• To do:
Every line below is to be copied exactly, with the pictures left out.

• Material provided:
========

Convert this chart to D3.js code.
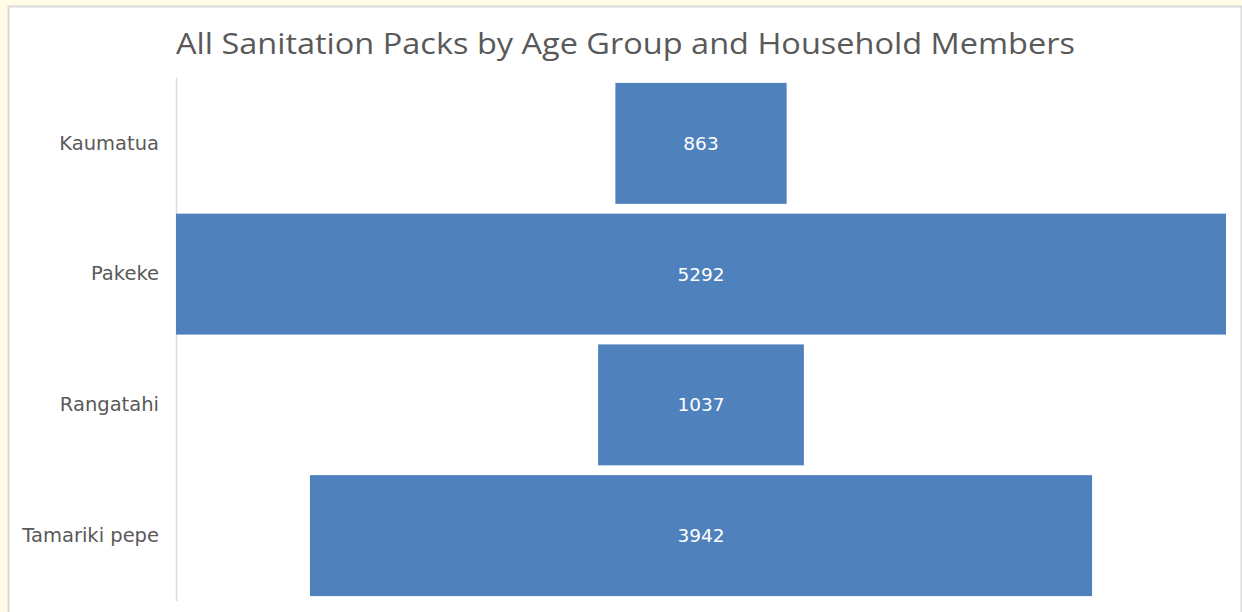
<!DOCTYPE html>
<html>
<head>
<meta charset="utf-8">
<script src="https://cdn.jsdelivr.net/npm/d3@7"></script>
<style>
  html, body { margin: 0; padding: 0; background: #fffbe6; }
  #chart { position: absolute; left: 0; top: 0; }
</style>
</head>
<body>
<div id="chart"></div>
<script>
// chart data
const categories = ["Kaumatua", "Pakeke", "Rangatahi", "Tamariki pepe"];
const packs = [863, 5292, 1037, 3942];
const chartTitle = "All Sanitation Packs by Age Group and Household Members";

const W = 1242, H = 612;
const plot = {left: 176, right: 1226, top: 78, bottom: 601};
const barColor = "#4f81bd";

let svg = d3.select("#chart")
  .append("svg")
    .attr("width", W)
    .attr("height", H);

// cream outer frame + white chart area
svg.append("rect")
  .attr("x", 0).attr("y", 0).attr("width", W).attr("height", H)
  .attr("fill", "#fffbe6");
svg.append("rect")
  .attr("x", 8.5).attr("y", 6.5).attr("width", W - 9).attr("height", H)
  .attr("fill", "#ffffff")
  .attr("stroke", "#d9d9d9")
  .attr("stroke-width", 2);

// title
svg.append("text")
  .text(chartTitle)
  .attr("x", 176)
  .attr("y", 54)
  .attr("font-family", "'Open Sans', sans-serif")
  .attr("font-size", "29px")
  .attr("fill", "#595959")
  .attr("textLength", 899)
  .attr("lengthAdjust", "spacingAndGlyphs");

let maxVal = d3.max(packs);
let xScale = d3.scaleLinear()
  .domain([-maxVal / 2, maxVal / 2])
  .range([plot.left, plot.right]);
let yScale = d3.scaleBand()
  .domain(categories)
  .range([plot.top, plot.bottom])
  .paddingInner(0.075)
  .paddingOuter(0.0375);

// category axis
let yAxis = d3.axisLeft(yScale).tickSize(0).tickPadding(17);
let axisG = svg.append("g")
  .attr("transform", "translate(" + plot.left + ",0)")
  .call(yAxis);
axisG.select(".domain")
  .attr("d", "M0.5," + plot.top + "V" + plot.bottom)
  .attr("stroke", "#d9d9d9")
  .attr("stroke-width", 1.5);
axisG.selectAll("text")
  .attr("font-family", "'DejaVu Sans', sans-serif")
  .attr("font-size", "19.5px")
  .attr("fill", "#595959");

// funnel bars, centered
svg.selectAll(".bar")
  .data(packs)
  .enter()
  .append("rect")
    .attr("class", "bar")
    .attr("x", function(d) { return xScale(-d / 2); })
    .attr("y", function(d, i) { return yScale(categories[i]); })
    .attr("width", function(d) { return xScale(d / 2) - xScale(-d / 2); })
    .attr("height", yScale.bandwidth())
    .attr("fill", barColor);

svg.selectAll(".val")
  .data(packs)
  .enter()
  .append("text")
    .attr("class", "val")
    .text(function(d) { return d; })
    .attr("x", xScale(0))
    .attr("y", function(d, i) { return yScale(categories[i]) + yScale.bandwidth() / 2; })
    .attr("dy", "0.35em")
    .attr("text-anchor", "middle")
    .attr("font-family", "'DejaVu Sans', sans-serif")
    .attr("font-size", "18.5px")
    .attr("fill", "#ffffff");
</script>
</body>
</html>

========

• Reply to the task:
Convert this chart to D3.js code.
<!DOCTYPE html>
<html>
<head>
<meta charset="utf-8">
<script src="https://cdn.jsdelivr.net/npm/d3@7"></script>
<style>
  html, body { margin: 0; padding: 0; background: #fffbe6; }
  #chart { position: absolute; left: 0; top: 0; }
</style>
</head>
<body>
<div id="chart"></div>
<script>
// chart data
const categories = ["Kaumatua", "Pakeke", "Rangatahi", "Tamariki pepe"];
const packs = [863, 5292, 1037, 3942];
const chartTitle = "All Sanitation Packs by Age Group and Household Members";

const W = 1242, H = 612;
const plot = {left: 176, right: 1226, top: 78, bottom: 601};
const barColor = "#4f81bd";

let svg = d3.select("#chart")
  .append("svg")
    .attr("width", W)
    .attr("height", H);

// cream outer frame + white chart area
svg.append("rect")
  .attr("x", 0).attr("y", 0).attr("width", W).attr("height", H)
  .attr("fill", "#fffbe6");
svg.append("rect")
  .attr("x", 8.5).attr("y", 6.5).attr("width", W - 9).attr("height", H)
  .attr("fill", "#ffffff")
  .attr("stroke", "#d9d9d9")
  .attr("stroke-width", 2);

// title
svg.append("text")
  .text(chartTitle)
  .attr("x", 176)
  .attr("y", 54)
  .attr("font-family", "'Open Sans', sans-serif")
  .attr("font-size", "29px")
  .attr("fill", "#595959")
  .attr("textLength", 899)
  .attr("lengthAdjust", "spacingAndGlyphs");

let maxVal = d3.max(packs);
let xScale = d3.scaleLinear()
  .domain([-maxVal / 2, maxVal / 2])
  .range([plot.left, plot.right]);
let yScale = d3.scaleBand()
  .domain(categories)
  .range([plot.top, plot.bottom])
  .paddingInner(0.075)
  .paddingOuter(0.0375);

// category axis
let yAxis = d3.axisLeft(yScale).tickSize(0).tickPadding(17);
let axisG = svg.append("g")
  .attr("transform", "translate(" + plot.left + ",0)")
  .call(yAxis);
axisG.select(".domain")
  .attr("d", "M0.5," + plot.top + "V" + plot.bottom)
  .attr("stroke", "#d9d9d9")
  .attr("stroke-width", 1.5);
axisG.selectAll("text")
  .attr("font-family", "'DejaVu Sans', sans-serif")
  .attr("font-size", "19.5px")
  .attr("fill", "#595959");

// funnel bars, centered
svg.selectAll(".bar")
  .data(packs)
  .enter()
  .append("rect")
    .attr("class", "bar")
    .attr("x", function(d) { return xScale(-d / 2); })
    .attr("y", function(d, i) { return yScale(categories[i]); })
    .attr("width", function(d) { return xScale(d / 2) - xScale(-d / 2); })
    .attr("height", yScale.bandwidth())
    .attr("fill", barColor);

svg.selectAll(".val")
  .data(packs)
  .enter()
  .append("text")
    .attr("class", "val")
    .text(function(d) { return d; })
    .attr("x", xScale(0))
    .attr("y", function(d, i) { return yScale(categories[i]) + yScale.bandwidth() / 2; })
    .attr("dy", "0.35em")
    .attr("text-anchor", "middle")
    .attr("font-family", "'DejaVu Sans', sans-serif")
    .attr("font-size", "18.5px")
    .attr("fill", "#ffffff");
</script>
</body>
</html>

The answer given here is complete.